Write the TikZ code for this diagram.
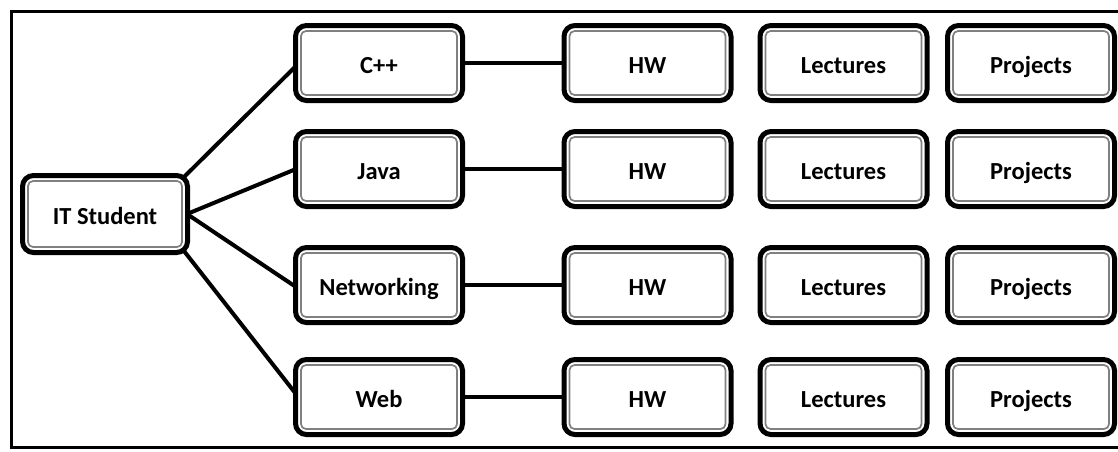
\documentclass[tikz,border=0pt]{standalone}
\usepackage{fontspec}
\setmainfont{Carlito}
\usetikzlibrary{calc,backgrounds}
\begin{document}
\begin{tikzpicture}[x=1pt,y=-1pt,
  bx/.style={draw=black, line width=5pt, rounded corners=11pt, fill=white,
    minimum width=167pt, minimum height=75pt, inner sep=0pt,
    text height=25pt, text depth=5pt,
    font=\fontsize{24.5pt}{30pt}\selectfont\bfseries},
  innerline/.style={draw=black!50, line width=1.7pt, rounded corners=5pt},
  link/.style={draw=black, line width=4pt},
  frame/.style={draw=black, line width=3pt}]
\useasboundingbox (0,0) rectangle (1118,451);
\draw[frame] (11,11) rectangle (1135,447);
% root
\node[bx, minimum width=165pt, minimum height=77pt] (it) at (105,214) {IT Student};
% first column
\node[bx] (cpp)  at (379,63)  {C++};
\node[bx] (java) at (379,169) {Java};
\node[bx] (net)  at (379,285) {Networking};
\node[bx] (web)  at (379,397) {Web};
% HW
\node[bx] (hw1) at (647.5,63)  {HW};
\node[bx] (hw2) at (647.5,169) {HW};
\node[bx] (hw3) at (647.5,285) {HW};
\node[bx] (hw4) at (647.5,397) {HW};
% Lectures
\node[bx] (lec1) at (843.5,63)  {Lectures};
\node[bx] (lec2) at (843.5,169) {Lectures};
\node[bx] (lec3) at (843.5,285) {Lectures};
\node[bx] (lec4) at (843.5,397) {Lectures};
% Projects
\node[bx] (pro1) at (1031,63)  {Projects};
\node[bx] (pro2) at (1031,169) {Projects};
\node[bx] (pro3) at (1031,285) {Projects};
\node[bx] (pro4) at (1031,397) {Projects};
% inner gray lines
\foreach \n in {it,cpp,java,net,web,hw1,hw2,hw3,hw4,lec1,lec2,lec3,lec4,pro1,pro2,pro3,pro4}
  \draw[innerline] ([shift={(8pt,8pt)}]\n.south west) rectangle ([shift={(-8pt,-8pt)}]\n.north east);
% connectors
\begin{scope}[on background layer]
\draw[link] ($(it.north east)+(-6,4)$) -- ($(cpp.west)+(3,3)$);
\draw[link] ($(it.east)+(-3,0)$) -- ($(java.west)+(3,0)$);
\draw[link] ($(it.east)+(-3,0)$) -- ($(net.west)+(3,2)$);
\draw[link] ($(it.south east)+(-6,-4)$) -- ($(web.west)+(3,-3)$);
\draw[link] ($(cpp.east)+(-3,0)$) -- ($(hw1.west)+(3,0)$);
\draw[link] ($(java.east)+(-3,0)$) -- ($(hw2.west)+(3,0)$);
\draw[link] ($(net.east)+(-3,0)$) -- ($(hw3.west)+(3,0)$);
\draw[link] ($(web.east)+(-3,0)$) -- ($(hw4.west)+(3,0)$);
\end{scope}
\end{tikzpicture}
\end{document}
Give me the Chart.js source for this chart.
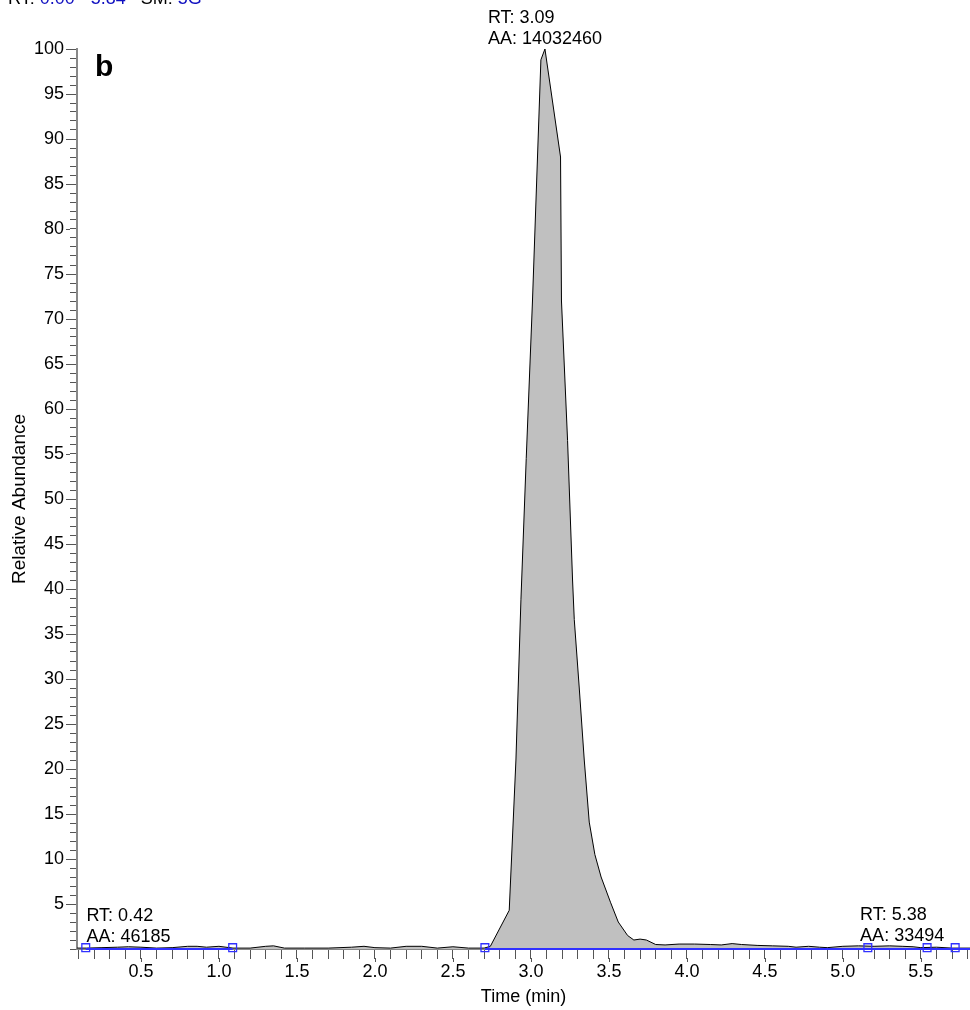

=-=-=

**Directions:** Repeat the material above verbatim, with no pictures in the output.

**Full response:**
Write the TikZ code for this diagram.
\documentclass[tikz,border=0pt]{standalone}
\usepackage{fontspec}
\setmainfont{Carlito}
\usetikzlibrary{calc,backgrounds}
\begin{document}
\begin{tikzpicture}[x=1pt,y=-1pt,
  bx/.style={draw=black, line width=5pt, rounded corners=11pt, fill=white,
    minimum width=167pt, minimum height=75pt, inner sep=0pt,
    text height=25pt, text depth=5pt,
    font=\fontsize{24.5pt}{30pt}\selectfont\bfseries},
  innerline/.style={draw=black!50, line width=1.7pt, rounded corners=5pt},
  link/.style={draw=black, line width=4pt},
  frame/.style={draw=black, line width=3pt}]
\useasboundingbox (0,0) rectangle (1118,451);
\draw[frame] (11,11) rectangle (1135,447);
% root
\node[bx, minimum width=165pt, minimum height=77pt] (it) at (105,214) {IT Student};
% first column
\node[bx] (cpp)  at (379,63)  {C++};
\node[bx] (java) at (379,169) {Java};
\node[bx] (net)  at (379,285) {Networking};
\node[bx] (web)  at (379,397) {Web};
% HW
\node[bx] (hw1) at (647.5,63)  {HW};
\node[bx] (hw2) at (647.5,169) {HW};
\node[bx] (hw3) at (647.5,285) {HW};
\node[bx] (hw4) at (647.5,397) {HW};
% Lectures
\node[bx] (lec1) at (843.5,63)  {Lectures};
\node[bx] (lec2) at (843.5,169) {Lectures};
\node[bx] (lec3) at (843.5,285) {Lectures};
\node[bx] (lec4) at (843.5,397) {Lectures};
% Projects
\node[bx] (pro1) at (1031,63)  {Projects};
\node[bx] (pro2) at (1031,169) {Projects};
\node[bx] (pro3) at (1031,285) {Projects};
\node[bx] (pro4) at (1031,397) {Projects};
% inner gray lines
\foreach \n in {it,cpp,java,net,web,hw1,hw2,hw3,hw4,lec1,lec2,lec3,lec4,pro1,pro2,pro3,pro4}
  \draw[innerline] ([shift={(8pt,8pt)}]\n.south west) rectangle ([shift={(-8pt,-8pt)}]\n.north east);
% connectors
\begin{scope}[on background layer]
\draw[link] ($(it.north east)+(-6,4)$) -- ($(cpp.west)+(3,3)$);
\draw[link] ($(it.east)+(-3,0)$) -- ($(java.west)+(3,0)$);
\draw[link] ($(it.east)+(-3,0)$) -- ($(net.west)+(3,2)$);
\draw[link] ($(it.south east)+(-6,-4)$) -- ($(web.west)+(3,-3)$);
\draw[link] ($(cpp.east)+(-3,0)$) -- ($(hw1.west)+(3,0)$);
\draw[link] ($(java.east)+(-3,0)$) -- ($(hw2.west)+(3,0)$);
\draw[link] ($(net.east)+(-3,0)$) -- ($(hw3.west)+(3,0)$);
\draw[link] ($(web.east)+(-3,0)$) -- ($(hw4.west)+(3,0)$);
\end{scope}
\end{tikzpicture}
\end{document}
Give me the Chart.js source for this chart.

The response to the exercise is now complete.